* **Written request**: Carry none of the pictures over; set down the material below exactly.
:: Source material
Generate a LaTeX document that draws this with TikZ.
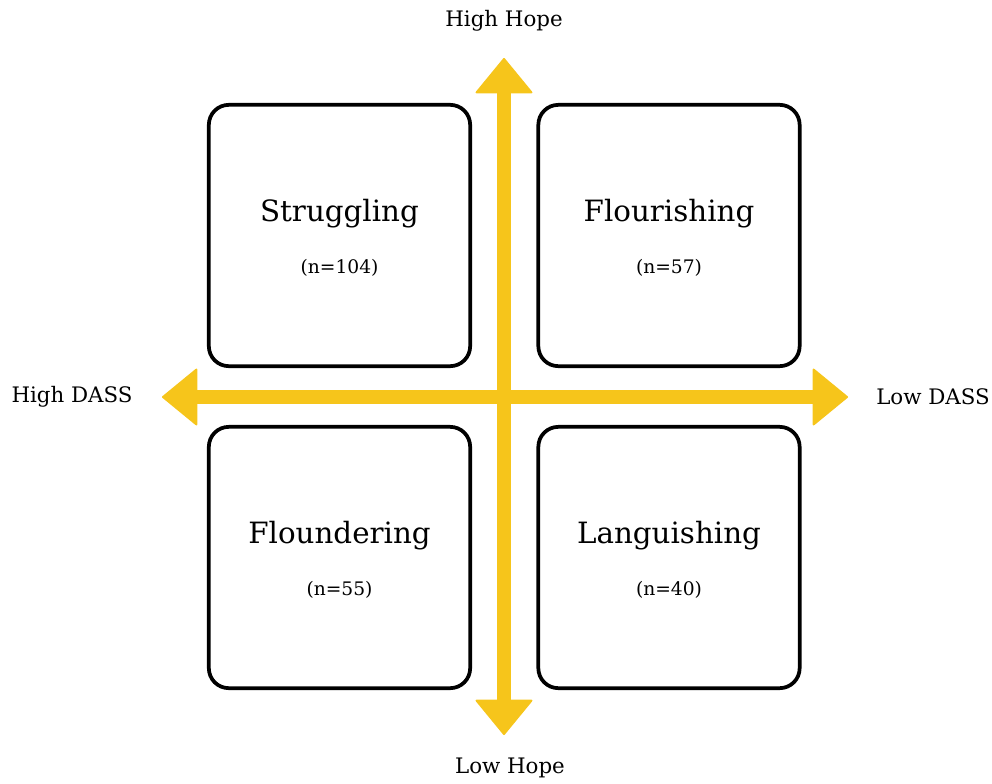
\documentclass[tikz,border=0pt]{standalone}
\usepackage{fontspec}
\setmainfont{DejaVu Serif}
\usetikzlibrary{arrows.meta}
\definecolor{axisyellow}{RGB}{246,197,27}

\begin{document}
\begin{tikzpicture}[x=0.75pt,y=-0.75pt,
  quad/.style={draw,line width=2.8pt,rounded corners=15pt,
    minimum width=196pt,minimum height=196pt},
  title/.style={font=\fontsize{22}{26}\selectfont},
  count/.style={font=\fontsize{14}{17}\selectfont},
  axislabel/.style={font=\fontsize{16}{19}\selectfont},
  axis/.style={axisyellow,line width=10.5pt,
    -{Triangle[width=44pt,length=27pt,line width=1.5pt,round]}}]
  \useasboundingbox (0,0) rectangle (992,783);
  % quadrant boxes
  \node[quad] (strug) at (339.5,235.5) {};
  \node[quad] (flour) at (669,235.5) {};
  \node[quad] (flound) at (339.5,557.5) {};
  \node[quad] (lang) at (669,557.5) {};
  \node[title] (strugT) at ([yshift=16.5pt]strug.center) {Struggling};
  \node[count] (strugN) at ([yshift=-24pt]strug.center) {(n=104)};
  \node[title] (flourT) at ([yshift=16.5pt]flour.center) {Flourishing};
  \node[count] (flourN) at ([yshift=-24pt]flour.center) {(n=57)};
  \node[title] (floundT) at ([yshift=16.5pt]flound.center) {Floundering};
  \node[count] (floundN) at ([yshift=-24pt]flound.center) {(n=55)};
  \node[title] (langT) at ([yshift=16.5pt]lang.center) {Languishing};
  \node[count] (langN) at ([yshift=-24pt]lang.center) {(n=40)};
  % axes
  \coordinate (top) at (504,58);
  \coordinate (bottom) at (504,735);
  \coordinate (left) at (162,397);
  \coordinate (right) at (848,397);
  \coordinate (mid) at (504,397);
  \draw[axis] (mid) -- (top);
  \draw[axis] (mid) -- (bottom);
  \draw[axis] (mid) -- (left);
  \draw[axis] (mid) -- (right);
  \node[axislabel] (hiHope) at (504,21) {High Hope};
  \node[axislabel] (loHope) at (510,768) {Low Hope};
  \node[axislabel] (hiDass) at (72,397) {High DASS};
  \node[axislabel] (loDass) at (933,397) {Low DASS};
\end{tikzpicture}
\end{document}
::::
* **Full response**:
Generate a LaTeX document that draws this with TikZ.
\documentclass[tikz,border=0pt]{standalone}
\usepackage{fontspec}
\setmainfont{DejaVu Serif}
\usetikzlibrary{arrows.meta}
\definecolor{axisyellow}{RGB}{246,197,27}

\begin{document}
\begin{tikzpicture}[x=0.75pt,y=-0.75pt,
  quad/.style={draw,line width=2.8pt,rounded corners=15pt,
    minimum width=196pt,minimum height=196pt},
  title/.style={font=\fontsize{22}{26}\selectfont},
  count/.style={font=\fontsize{14}{17}\selectfont},
  axislabel/.style={font=\fontsize{16}{19}\selectfont},
  axis/.style={axisyellow,line width=10.5pt,
    -{Triangle[width=44pt,length=27pt,line width=1.5pt,round]}}]
  \useasboundingbox (0,0) rectangle (992,783);
  % quadrant boxes
  \node[quad] (strug) at (339.5,235.5) {};
  \node[quad] (flour) at (669,235.5) {};
  \node[quad] (flound) at (339.5,557.5) {};
  \node[quad] (lang) at (669,557.5) {};
  \node[title] (strugT) at ([yshift=16.5pt]strug.center) {Struggling};
  \node[count] (strugN) at ([yshift=-24pt]strug.center) {(n=104)};
  \node[title] (flourT) at ([yshift=16.5pt]flour.center) {Flourishing};
  \node[count] (flourN) at ([yshift=-24pt]flour.center) {(n=57)};
  \node[title] (floundT) at ([yshift=16.5pt]flound.center) {Floundering};
  \node[count] (floundN) at ([yshift=-24pt]flound.center) {(n=55)};
  \node[title] (langT) at ([yshift=16.5pt]lang.center) {Languishing};
  \node[count] (langN) at ([yshift=-24pt]lang.center) {(n=40)};
  % axes
  \coordinate (top) at (504,58);
  \coordinate (bottom) at (504,735);
  \coordinate (left) at (162,397);
  \coordinate (right) at (848,397);
  \coordinate (mid) at (504,397);
  \draw[axis] (mid) -- (top);
  \draw[axis] (mid) -- (bottom);
  \draw[axis] (mid) -- (left);
  \draw[axis] (mid) -- (right);
  \node[axislabel] (hiHope) at (504,21) {High Hope};
  \node[axislabel] (loHope) at (510,768) {Low Hope};
  \node[axislabel] (hiDass) at (72,397) {High DASS};
  \node[axislabel] (loDass) at (933,397) {Low DASS};
\end{tikzpicture}
\end{document}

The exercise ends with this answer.